[start Task material]

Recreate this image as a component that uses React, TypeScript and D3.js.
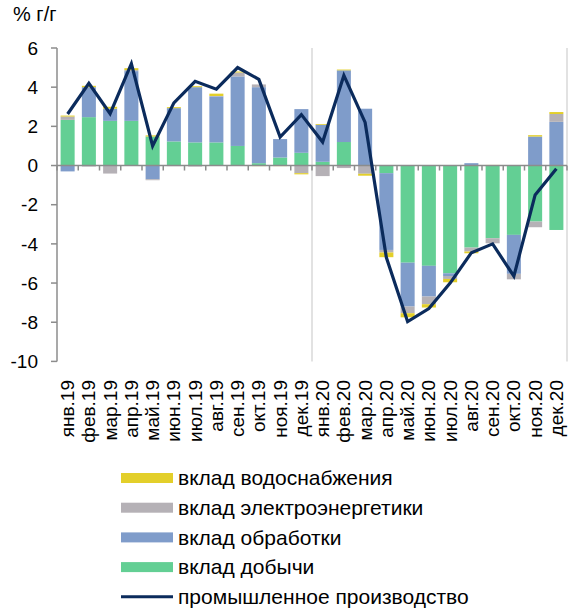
import React from "react";
import * as d3 from "d3";

const months = [
  "янв.19","фев.19","мар.19","апр.19","май.19","июн.19","июл.19","авг.19","сен.19","окт.19","ноя.19","дек.19",
  "янв.20","фев.20","мар.20","апр.20","май.20","июн.20","июл.20","авг.20","сен.20","окт.20","ноя.20","дек.20",
];
const mining = [2.33,2.47,2.28,2.28,1.48,1.23,1.18,1.18,1.0,0.12,0.41,0.65,0.19,1.2,0,-0.39,-4.96,-5.12,-5.5,-4.19,-3.71,-3.54,-2.86,-3.29];
const manufacturing = [-0.3,1.53,0.62,2.54,-0.7,1.7,2.82,2.35,3.55,3.88,0.94,2.23,1.89,3.66,2.9,-3.92,-2.24,-1.57,-0.14,0.12,0,-1.99,1.48,2.23];
const electricity = [0.17,-0.05,-0.41,0.05,-0.05,-0.03,-0.05,0.02,0.2,0.14,0,-0.39,-0.54,-0.13,-0.42,-0.13,-0.34,-0.39,-0.15,-0.2,-0.26,-0.28,-0.29,0.4];
const water = [0.05,0.07,0.1,0.1,0.06,0.05,0.05,0.12,0.05,-0.03,-0.03,-0.06,0.04,0.04,-0.1,-0.24,-0.21,-0.17,-0.17,-0.09,0.03,0,0.07,0.1];
const industry = [2.63,4.2,2.65,5.2,1.0,3.2,4.3,3.9,5.0,4.4,1.45,2.6,1.2,4.6,2.2,-4.7,-7.97,-7.3,-6.0,-4.45,-4.0,-5.65,-1.5,-0.17];
const yTicks = [6,4,2,0,-2,-4,-6,-8,-10];

const seriesKeys = ["mining","manufacturing","electricity","water"];
const seriesColors: Record<string,string> = {
  mining: "#63cf94",
  manufacturing: "#7f9cca",
  electricity: "#b5b1b6",
  water: "#e3cf2a",
};
const legendItems = [
  { label: "вклад водоснабжения", color: seriesColors.water, type: "rect" },
  { label: "вклад электроэнергетики", color: seriesColors.electricity, type: "rect" },
  { label: "вклад обработки", color: seriesColors.manufacturing, type: "rect" },
  { label: "вклад добычи", color: seriesColors.mining, type: "rect" },
  { label: "промышленное производство", color: "#0b2b5c", type: "line" },
];

export default function App() {
  const W = 571, H = 613;
  const left = 57, right = 567;
  const top = 48, bottom = 361.4;
  const font = "'Liberation Sans', Arial, sans-serif";

  const x = d3.scaleBand<string>().domain(months).range([left, right]).paddingInner(0.34).paddingOuter(0.17);
  const y = d3.scaleLinear().domain([-10, 6]).range([bottom, top]);
  const step = x.step();

  const rows = months.map((m, i) => ({
    month: m,
    mining: mining[i],
    manufacturing: manufacturing[i],
    electricity: electricity[i],
    water: water[i],
  }));
  const stack = d3.stack<any>().keys(seriesKeys).offset(d3.stackOffsetDiverging);
  const stacked = stack(rows);

  const line = d3.line<number>()
    .x((_, i) => (x(months[i]) as number) + x.bandwidth() / 2)
    .y((d) => y(d));

  const boundaries = d3.range(months.length + 1).map((i) => left + i * step);

  return (
    <svg width={W} height={H} style={{ position: "absolute", left: 0, top: 0, background: "#fff" }} fontFamily={font}>
      <text x={13} y={21} fontSize={20} fill="#000">% г/г</text>
      {/* separators */}
      <line x1={left + 12 * step} x2={left + 12 * step} y1={top} y2={bottom} stroke="#d9d9d9" strokeWidth={1.5} />
      <line x1={right} x2={right} y1={top} y2={bottom} stroke="#d9d9d9" strokeWidth={1.5} />
      {/* bars */}
      {stacked.map((s) => (
        <g key={s.key} fill={seriesColors[s.key]}>
          {s.map((d, i) => {
            const y0 = y(d[0]), y1 = y(d[1]);
            const h = Math.abs(y0 - y1);
            if (h < 0.01) return null;
            return <rect key={i} x={x(months[i])} width={x.bandwidth()} y={Math.min(y0, y1)} height={h} />;
          })}
        </g>
      ))}
      {/* y axis */}
      <line x1={left} x2={left} y1={top} y2={bottom} stroke="#8c8c8c" strokeWidth={1.5} />
      {yTicks.map((t) => (
        <g key={t}>
          <line x1={left - 6} x2={left} y1={y(t)} y2={y(t)} stroke="#8c8c8c" strokeWidth={1.5} />
          <text x={38} y={y(t)} dy="0.35em" textAnchor="end" fontSize={19} fill="#000">{t}</text>
        </g>
      ))}
      {/* x axis at zero */}
      <line x1={left} x2={right} y1={y(0)} y2={y(0)} stroke="#8c8c8c" strokeWidth={1.5} />
      {boundaries.map((bx, i) => (
        <line key={i} x1={bx} x2={bx} y1={y(0)} y2={y(0) + 5} stroke="#8c8c8c" strokeWidth={1.5} />
      ))}
      {/* industry line */}
      <path d={line(industry) || ""} fill="none" stroke="#0b2b5c" strokeWidth={3.2} strokeLinejoin="miter" />
      {/* x labels */}
      {months.map((m) => {
        const cx = (x(m) as number) + x.bandwidth() / 2;
        return (
          <text key={m} transform={`translate(${cx + 6.5},380) rotate(-90)`} textAnchor="end" fontSize={19} fill="#000">{m}</text>
        );
      })}
      {/* legend */}
      {legendItems.map((it, i) => {
        const cy = 478 + i * 29.7;
        return (
          <g key={it.label}>
            {it.type === "rect" ? (
              <rect x={121} y={cy - 5} width={52} height={10} fill={it.color} />
            ) : (
              <line x1={121} x2={173} y1={cy} y2={cy} stroke={it.color} strokeWidth={3} />
            )}
            <text x={178} y={cy} dy="0.35em" fontSize={21} fill="#000">{it.label}</text>
          </g>
        );
      })}
    </svg>
  );
}
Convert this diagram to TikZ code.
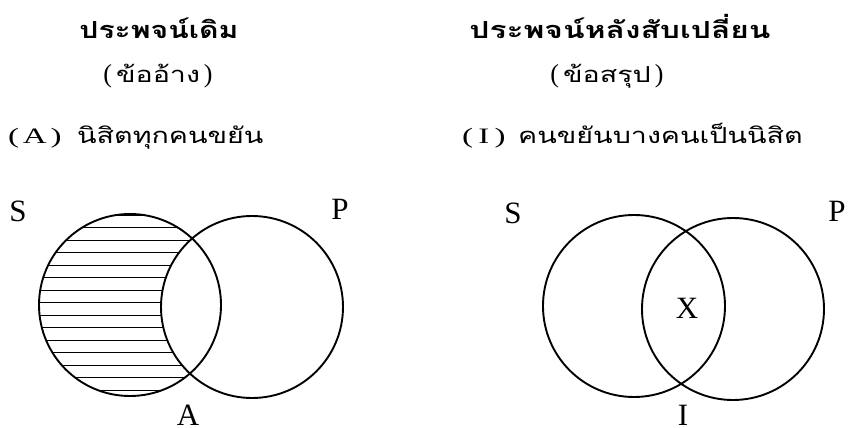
\documentclass[tikz,border=0pt]{standalone}
\usepackage{fontspec}
\usepackage{graphicx}
\setmainfont{Liberation Serif}
\newfontfamily\thai[Script=Thai]{Loma}
\newcommand{\wide}[2]{\scalebox{#1}[1]{#2}}
\tikzset{
  venn/.style={circle, draw, line width=1.9pt, minimum size=182pt, inner sep=0pt},
  lbl/.style={font=\fontsize{31}{31}\selectfont, inner sep=0pt, anchor=base},
  ttl/.style={font=\thai\bfseries\fontsize{23.5}{26}\selectfont, inner sep=0pt, anchor=base},
  sub/.style={font=\fontsize{26}{28}\selectfont, inner sep=0pt, anchor=base},
  thaitxt/.style={font=\thai\fontsize{22}{24}\selectfont, inner sep=0pt, anchor=base west},
  latin/.style={font=\fontsize{22}{24}\selectfont, inner sep=0pt, anchor=base west},
  hatch/.style={line width=0.9pt}
}
\begin{document}
\begin{tikzpicture}[x=1pt,y=-1pt]
\useasboundingbox (0,0) rectangle (849,428);
% titles
\node[ttl] (t1) at (159,39) {\wide{1.28}{ประพจน์เดิม}};
\node[sub] (s1) at (158,82) {(\kern4pt{\thai\fontsize{22}{24}\selectfont\wide{1.3}{ข้ออ้าง}}\kern4pt)};
\node[latin] (p1a) at (8,143) {\wide{1.5}{(\kern2.5pt A\kern2.5pt)}};
\node[thaitxt] (p1) at (77,143) {\wide{1.3}{นิสิตทุกคนขยัน}};
\node[ttl] (t2) at (620,39) {\wide{1.35}{ประพจน์หลังสับเปลี่ยน}};
\node[sub] (s2) at (607,82) {(\kern4pt{\thai\fontsize{22}{24}\selectfont\wide{1.3}{ข้อสรุป}}\kern4pt)};
\node[latin] (p2a) at (462,143) {\wide{1.5}{(\kern3.5pt I\kern3.5pt)}};
\node[thaitxt] (p2) at (518,143) {\wide{1.3}{คนขยันบางคนเป็นนิสิต}};
% left diagram hatching
\begin{scope}
  \clip (130,305) circle (91pt);
  \foreach \yy in {215,227.5,...,400} {
    \draw[hatch] (30,\yy) -- (230,\yy);
  }
\end{scope}
\fill[white] (252,307) circle (91pt);
\node[venn] (S1) at (130,305) {};
\node[venn] (P1) at (252,307) {};
\node[lbl] (lS1) at (18,221) {S};
\node[lbl] (lP1) at (340,219) {P};
\node[lbl] (lA) at (188,425) {A};
% right diagram
\node[venn] (S2) at (634,306) {};
\node[venn] (P2) at (733,309) {};
\node[lbl] (lS2) at (513,223) {S};
\node[lbl] (lP2) at (837,221) {P};
\node[lbl] (lX) at (687,318) {X};
\node[lbl] (lI) at (683,425) {I};
\end{tikzpicture}
\end{document}
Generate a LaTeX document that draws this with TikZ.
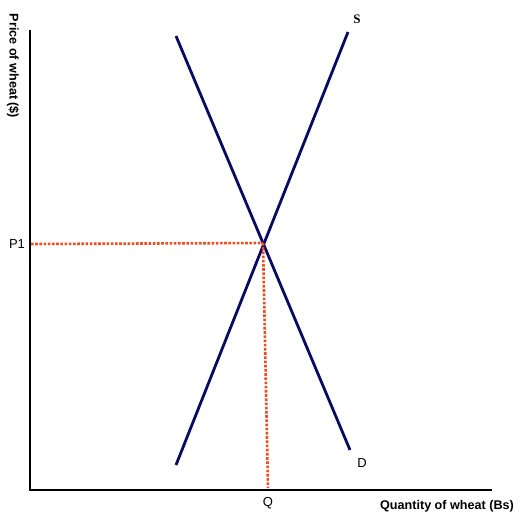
\documentclass[tikz,border=0pt]{standalone}
\usepackage{fontspec}
\setmainfont{Liberation Sans}
\newfontfamily\serifbold{Liberation Serif}
\usetikzlibrary{positioning}
\definecolor{navycurve}{RGB}{10,10,100}
\definecolor{guidered}{RGB}{240,75,25}

\begin{document}
\begin{tikzpicture}[
    x=1pt, y=-1pt,
    axis/.style={line width=2.6pt, black},
    curve/.style={line width=2.8pt, navycurve},
    guide/.style={line width=2.6pt, guidered, dash pattern=on 2.6pt off 1.6pt},
    lbl/.style={font=\fontsize{13}{15}\selectfont, inner sep=1pt},
    axislbl/.style={font=\fontsize{12.6}{15}\selectfont\bfseries, inner sep=1pt}
  ]

    \useasboundingbox[fill=white] (0,0) rectangle (520,520);

    % Axes
    \coordinate (origin) at (30,490);
    \coordinate (ytop) at (30,30);
    \coordinate (xend) at (492,490);
    \draw[axis] (ytop) -- (origin) -- (xend);

    % Curves
    \coordinate (d1) at (176,36);
    \coordinate (d2) at (350,450);
    \coordinate (s1) at (176,465);
    \coordinate (s2) at (348,32);
    \draw[curve] (d1) -- (d2);
    \draw[curve] (s1) -- (s2);

    % Equilibrium guides
    \coordinate (eq) at (263,243);
    \coordinate (p1) at (31,244);
    \coordinate (q) at (268,488);
    \draw[guide] (p1) -- (eq);
    \draw[guide] (eq) -- (q);

    % Labels
    \node[font=\fontsize{13}{15}\selectfont\serifbold\bfseries, inner sep=1pt] (slbl) at (357,19) {S};
    \node[lbl] (dlbl) at (362,463) {D};
    \node[lbl] (plbl) at (17,244) {P1};
    \node[lbl] (qlbl) at (268,503) {Q};
    \node[axislbl] (xlbl) at (447,506) {Quantity of wheat (Bs)};
    \node[axislbl, rotate=-90] (ylbl) at (13,66) {Price of wheat (\$)};

  \end{tikzpicture}
\end{document}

[end Task material]

● What you need to do
Leave out the pictures and repeat exactly the lines from the start of the material through the line that contains "import * as", both included.

● Result of this exercise
Recreate this image as a component that uses React, TypeScript and D3.js.
import React from "react";
import * as d3 from "d3";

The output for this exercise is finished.